** Start Dataset section **

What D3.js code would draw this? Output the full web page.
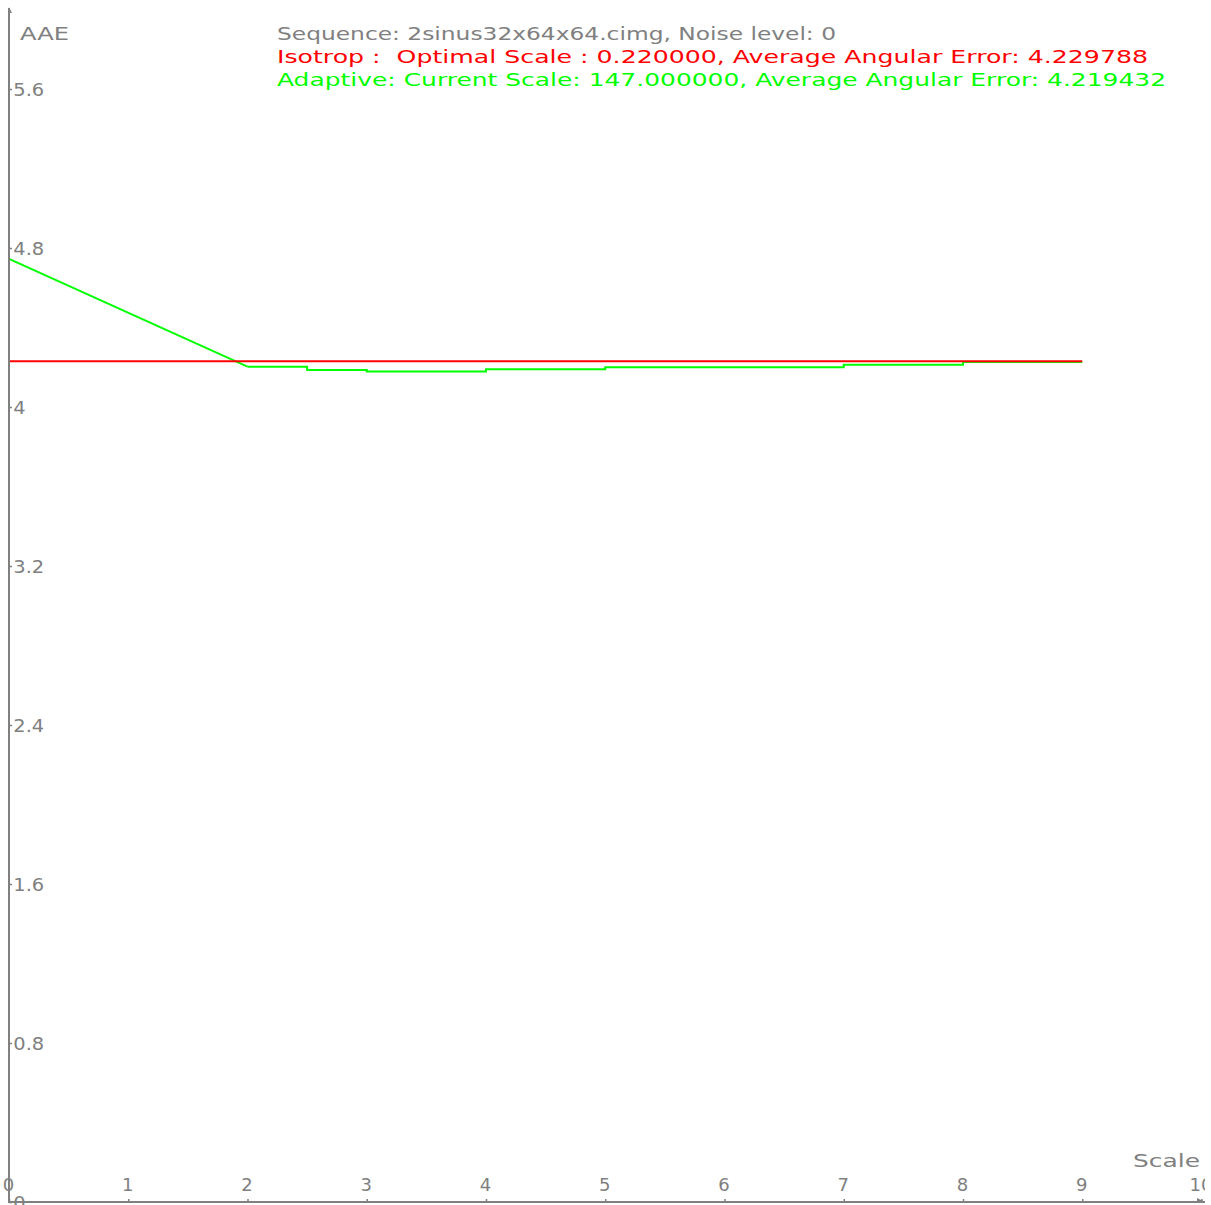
<!DOCTYPE html>
<html>
<head>
<meta charset="utf-8">
<script src="https://cdn.jsdelivr.net/npm/d3@7"></script>
<style>
  html, body { margin: 0; padding: 0; background: #fff; overflow: hidden; }
  svg { display: block; }
  text { font-family: "DejaVu Sans", sans-serif; white-space: pre; }
</style>
</head>
<body>
<svg id="chart" width="1211" height="1205"></svg>
<script>
// ---- data ----
const xTicks = [0, 1, 2, 3, 4, 5, 6, 7, 8, 9, 10];
const yTicks = [0, 0.8, 1.6, 2.4, 3.2, 4, 4.8, 5.6];
const yTickLabels = ["0", "0.8", "1.6", "2.4", "3.2", "4", "4.8", "5.6"];

const isotropScales = [0, 9];
const isotropAAE = [4.229788, 4.229788];

const adaptiveScales = [0, 2, 2.5, 3, 4, 5, 7, 8, 9];
const adaptiveAAE = [4.745, 4.203, 4.186, 4.178, 4.190, 4.200, 4.212, 4.227, 4.227];

const titleLines = [
  "Sequence: 2sinus32x64x64.cimg, Noise level: 0",
  "Isotrop :  Optimal Scale : 0.220000, Average Angular Error: 4.229788",
  "Adaptive: Current Scale: 147.000000, Average Angular Error: 4.219432"
];
const yAxisTitle = "AAE";
const xAxisTitle = "Scale";

// ---- layout ----
const svg = d3.select("#chart");
const axisColor = "#808080";
const x = d3.scaleLinear().domain([0, 10]).range([9, 1201.5]);
const y = d3.scaleLinear().domain([0, 6]).range([1202, 9.5]);

svg.append("defs").append("clipPath").attr("id", "clip")
  .append("rect").attr("x", 0).attr("y", 0).attr("width", 1205).attr("height", 1205);

const root = svg.append("g").attr("clip-path", "url(#clip)");

// y axis (labels to the right)
const yAxis = d3.axisRight(y).tickValues(yTicks)
  .tickFormat((d, i) => yTickLabels[i]).tickSize(3).tickPadding(1);
const gy = root.append("g").attr("transform", `translate(${x(0)},0)`).call(yAxis);
gy.select(".domain").remove();
gy.selectAll(".tick line").attr("stroke", axisColor).attr("stroke-width", 1.5);
gy.selectAll(".tick text").attr("fill", axisColor).attr("font-size", 18)
  .attr("font-family", "DejaVu Sans").attr("dy", "0.36em")
  .attr("transform", "scale(1.08,1)");

// x axis (labels above)
const xAxis = d3.axisTop(x).tickValues(xTicks).tickFormat(d3.format("d"))
  .tickSize(3).tickPadding(8);
const gx = root.append("g").attr("transform", `translate(0,${y(0)})`).call(xAxis);
gx.select(".domain").remove();
gx.selectAll(".tick line").attr("stroke", axisColor).attr("stroke-width", 1.5);
gx.selectAll(".tick text").attr("fill", axisColor).attr("font-size", 18)
  .attr("font-family", "DejaVu Sans").attr("x", -1);

// series
const isoData = isotropScales.map((s, i) => [s, isotropAAE[i]]);
const adaData = adaptiveScales.map((s, i) => [s, adaptiveAAE[i]]);

const lineLin = d3.line().x(d => x(d[0])).y(d => y(d[1]));
const lineStep = d3.line().x(d => x(d[0])).y(d => y(d[1])).curve(d3.curveStepAfter);

root.append("path").attr("d", lineLin(adaData.slice(0, 2)))
  .attr("fill", "none").attr("stroke", "#00ff00").attr("stroke-width", 2);
root.append("path").attr("d", lineStep(adaData.slice(1)))
  .attr("fill", "none").attr("stroke", "#00ff00").attr("stroke-width", 2);

root.append("path").attr("d", lineLin(isoData))
  .attr("fill", "none").attr("stroke", "#ff0000").attr("stroke-width", 2);

// axis lines + arrows
root.append("line").attr("x1", x(0)).attr("x2", x(0)).attr("y1", 8).attr("y2", y(0) + 1)
  .attr("stroke", axisColor).attr("stroke-width", 2);
root.append("line").attr("x1", x(0) - 1).attr("x2", 1205).attr("y1", y(0)).attr("y2", y(0))
  .attr("stroke", axisColor).attr("stroke-width", 2);
root.append("path").attr("d", `M${x(0)},7 L${x(0) + 3},13 L${x(0)},13 Z`).attr("fill", axisColor);
root.append("path").attr("d", `M1205,${y(0)} L1197,${y(0) - 4} L1197,${y(0)} Z`).attr("fill", axisColor);

// axis titles
root.append("text").attr("x", 20).attr("y", 40).attr("fill", axisColor)
  .attr("font-size", 18).attr("textLength", 49).attr("lengthAdjust", "spacingAndGlyphs")
  .text(yAxisTitle);
root.append("text").attr("x", 1133).attr("y", 1167).attr("fill", axisColor)
  .attr("font-size", 18).attr("textLength", 67).attr("lengthAdjust", "spacingAndGlyphs")
  .text(xAxisTitle);

// title lines
const titleColors = [axisColor, "#ff0000", "#00ff00"];
const titleBase = [40, 63, 86];
const titleLen = [559, 871, 889];
titleLines.forEach((t, i) => {
  root.append("text").attr("x", 277).attr("y", titleBase[i])
    .attr("fill", titleColors[i]).attr("font-size", 18)
    .attr("textLength", titleLen[i]).attr("lengthAdjust", "spacingAndGlyphs")
    .text(t);
});
</script>
</body>
</html>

** End Dataset section **

Written request: Return only the lines from the start of the data through the line that contains "const isotropAAE = [4.229788, 4.229788];", please, copying them exactly and omitting all pictures.

The solution:
What D3.js code would draw this? Output the full web page.
<!DOCTYPE html>
<html>
<head>
<meta charset="utf-8">
<script src="https://cdn.jsdelivr.net/npm/d3@7"></script>
<style>
  html, body { margin: 0; padding: 0; background: #fff; overflow: hidden; }
  svg { display: block; }
  text { font-family: "DejaVu Sans", sans-serif; white-space: pre; }
</style>
</head>
<body>
<svg id="chart" width="1211" height="1205"></svg>
<script>
// ---- data ----
const xTicks = [0, 1, 2, 3, 4, 5, 6, 7, 8, 9, 10];
const yTicks = [0, 0.8, 1.6, 2.4, 3.2, 4, 4.8, 5.6];
const yTickLabels = ["0", "0.8", "1.6", "2.4", "3.2", "4", "4.8", "5.6"];

const isotropScales = [0, 9];
const isotropAAE = [4.229788, 4.229788];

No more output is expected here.